■ EXERCISE
Using the records provided below, locate and copy each line that contains the word "this".

[Rows from a dataset of charts and code]

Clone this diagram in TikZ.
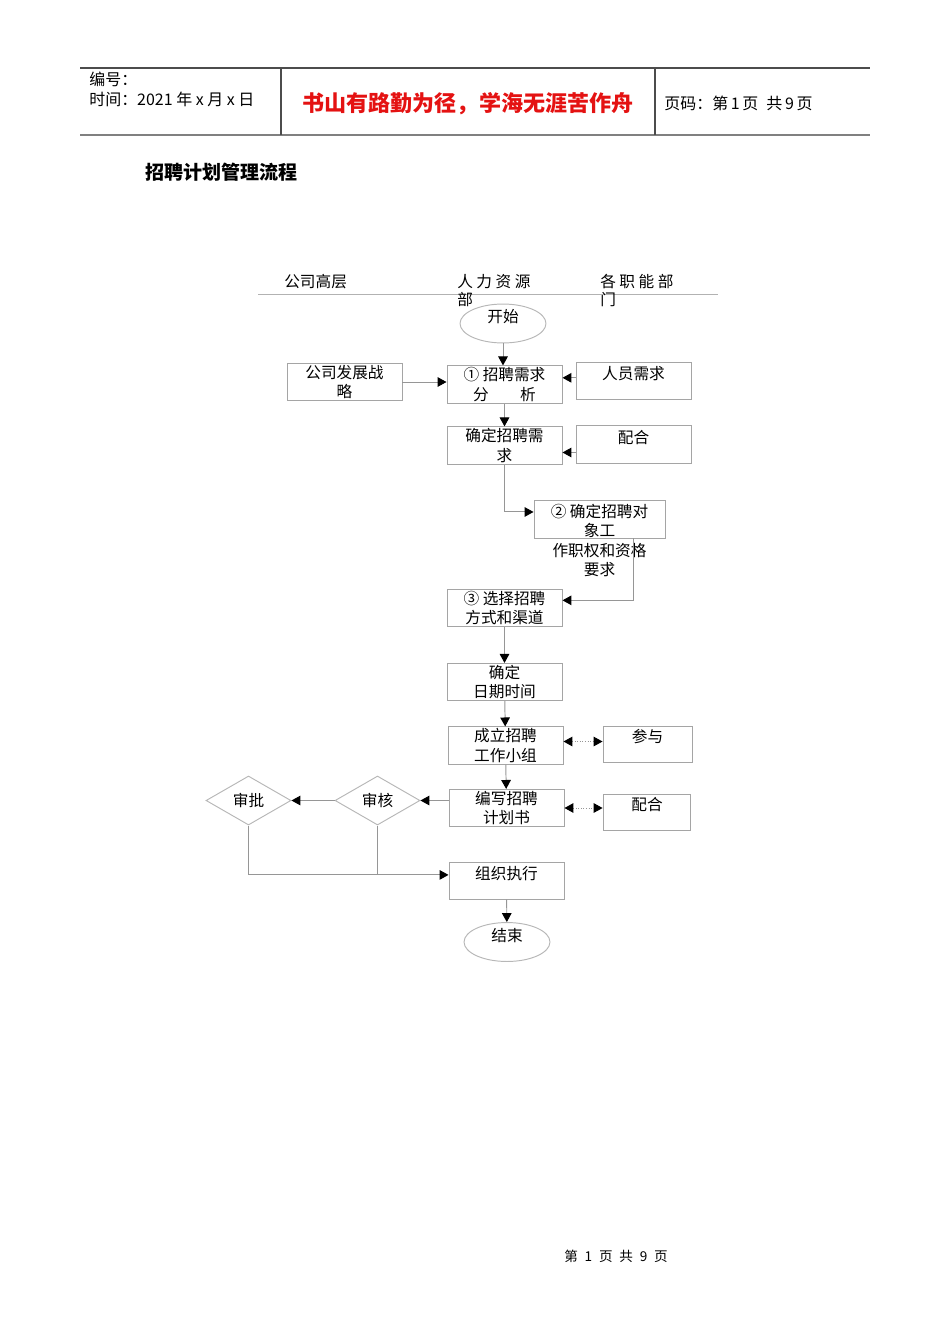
\documentclass[tikz,border=0pt]{standalone}
\usepackage{fontspec}
\setmainfont{Noto Sans CJK SC}
\usetikzlibrary{arrows.meta,shapes.geometric}
\definecolor{mottored}{RGB}{228,18,18}
\definecolor{boxgray}{RGB}{165,165,165}
\definecolor{linegray}{RGB}{150,150,150}

\begin{document}
\begin{tikzpicture}[x=0.626pt, y=-0.626pt]
 \tikzset{
chart font/.style = {font=\fontsize{9.8}{12.2}\selectfont},
head font/.style = {font=\fontsize{10}{12}\selectfont},
proc/.style = {rectangle, draw=boxgray, line width=0.6pt, minimum width=72pt, minimum height=23.2pt, inner sep=1pt, align=center, chart font},
top text/.style = {text depth=9.8pt},
terminal/.style = {ellipse, draw=boxgray!80, line width=0.6pt, minimum width=53.8pt, minimum height=20.7pt, inner sep=0pt, text depth=9pt, chart font},
check/.style = {diamond, draw=boxgray!80, line width=0.6pt, minimum width=53.2pt, minimum height=30.7pt, inner sep=0pt, chart font},
flow/.style = {draw=linegray, line width=0.6pt, -{Triangle[length=5.6pt,width=6pt,color=black]}},
link/.style = {draw=linegray, line width=0.6pt, densely dotted, {Triangle[length=5.6pt,width=6pt,color=black]}-{Triangle[length=5.6pt,width=6pt,color=black]}},
lane/.style = {anchor=north west, align=left, inner sep=0pt, font=\fontsize{9.8}{11.3}\selectfont}}

    \useasboundingbox (0,0) rectangle (950,1344);

    % page header
    \draw [black!70, line width=0.8pt] (80,68) -- (870,68);
    \draw [black!50, line width=1.4pt] (80,135) -- (870,135);
    \draw [black!70, line width=0.8pt] (281,68) -- (281,135) (655,68) -- (655,135);
    \node [head font, anchor=west, inner sep=0pt] (serial) at (89,79) {编号：};
    \node [head font, anchor=west, inner sep=0pt] (when) at (89,99) {时间：2021 年 x 月 x 日};
    \node [font=\fontsize{13.8}{16}\selectfont\bfseries, text=mottored, inner sep=0pt] (motto) at (468,104) {书山有路勤为径，学海无涯苦作舟};
    \node [head font, anchor=west, inner sep=0pt] (pageno) at (664,103) {页码：第\,1\,页\enspace 共\,9\,页};

    \node [font=\fontsize{11.9}{14}\selectfont\bfseries, anchor=west, inner sep=0pt] (title) at (145,172) {招聘计划管理流程};

    % lanes
    \draw [black!30, line width=0.6pt] (258,294) -- (718,294);
    \node [lane] (lane1) at (284,274) {公司高层};
    \node [lane] (lane2) at (457,274) {人 力 资 源\\部};
    \node [lane] (lane3) at (600,274) {各 职 能 部\\门};

    \node [terminal] (start) at (503,323.5) {开始};
    \node [proc] (strat) at (344.5,382) {公司发展战\\略};
    \node [proc] (anl) at (504.5,384.5) {① 招聘需求\\分　　析};
    \node [proc, top text] (staff) at (633.5,381) {人员需求};
    \node [proc] (need) at (504.5,445.5) {确定招聘需\\求};
    \node [proc, top text] (coop1) at (633.5,444.5) {配合};
    \node [proc] (obj) [minimum width=82pt, minimum height=23.8pt] at (599.5,519) {};
    \node [chart font, align=center, anchor=north, inner sep=0pt] (objtext) at ([yshift=-2.5pt]obj.north) {② 确定招聘对\\象工\\作职权和资格\\要求};
    \node [proc] (chan) at (504.5,608) {③ 选择招聘\\方式和渠道};
    \node [proc] (date) at (504.5,682) {确定\\日期时间};
    \node [proc] (team) [minimum height=22.5pt] at (505.5,745.5) {成立招聘\\工作小组};
    \node [proc, top text] (join) [minimum width=55.7pt, minimum height=22.5pt] at (647.5,744) {参与};
    \node [proc] (plan) at (506.5,808) {编写招聘\\计划书};
    \node [proc, top text] (coop2) [minimum width=55pt, minimum height=22.5pt] at (647,812) {配合};
    \node [check] (audit) at (377.5,800.5) {审核};
    \node [check] (apprv) at (248.5,800.5) {审批};
    \node [proc, top text] (exec) at (506.5,880.5) {组织执行};
    \node [terminal] (end) at (507,942) {结束};
    \coordinate (execin) at ([yshift=3.5pt]exec.west);

    \draw [flow] (start.south) -- (start.south |- anl.north);
    \draw [flow] (strat.east) -- (strat.east -| anl.west);
    \draw [flow] ([yshift=2pt]staff.west) -- ([yshift=2pt]staff.west -| anl.east);
    \draw [flow] (anl) -- (need);
    \draw [flow] ([yshift=-5pt]coop1.west) -- ([yshift=-5pt]coop1.west -| need.east);
    \draw [flow] (need.south) |- ([yshift=4.4pt]obj.west);
    \draw [flow] ([xshift=21pt]obj.south) |- ([yshift=4.8pt]chan.east);
    \draw [flow] (chan) -- (date);
    \draw [flow] (date) -- (team);
    \draw [flow] (team) -- (plan);
    \draw [link] ([yshift=2.5pt]team.east) -- ([yshift=2.5pt]team.east -| join.west);
    \draw [link] (plan.east) -- (plan.east -| coop2.west);
    \draw [flow] (plan.west |- audit.east) -- (audit.east);
    \draw [flow] (audit.west) -- (apprv.east);
    \draw [flow] (apprv.south) |- (execin);
    \draw [draw=linegray, line width=0.6pt] (audit.south) -- (audit.south |- execin);
    \draw [flow] (exec) -- (end);

    \node [font=\fontsize{8.5}{10}\selectfont] (foot) at (616,1256) {第\enspace 1\enspace 页\enspace 共\enspace 9\enspace 页};

  \end{tikzpicture}
\end{document}
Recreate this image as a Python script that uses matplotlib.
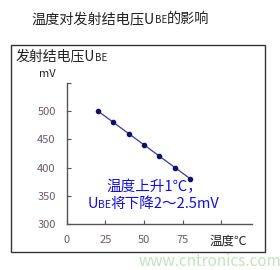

■ WRITTEN ANSWER
Clone this diagram in TikZ.
Recreate this image as a Python script that uses matplotlib.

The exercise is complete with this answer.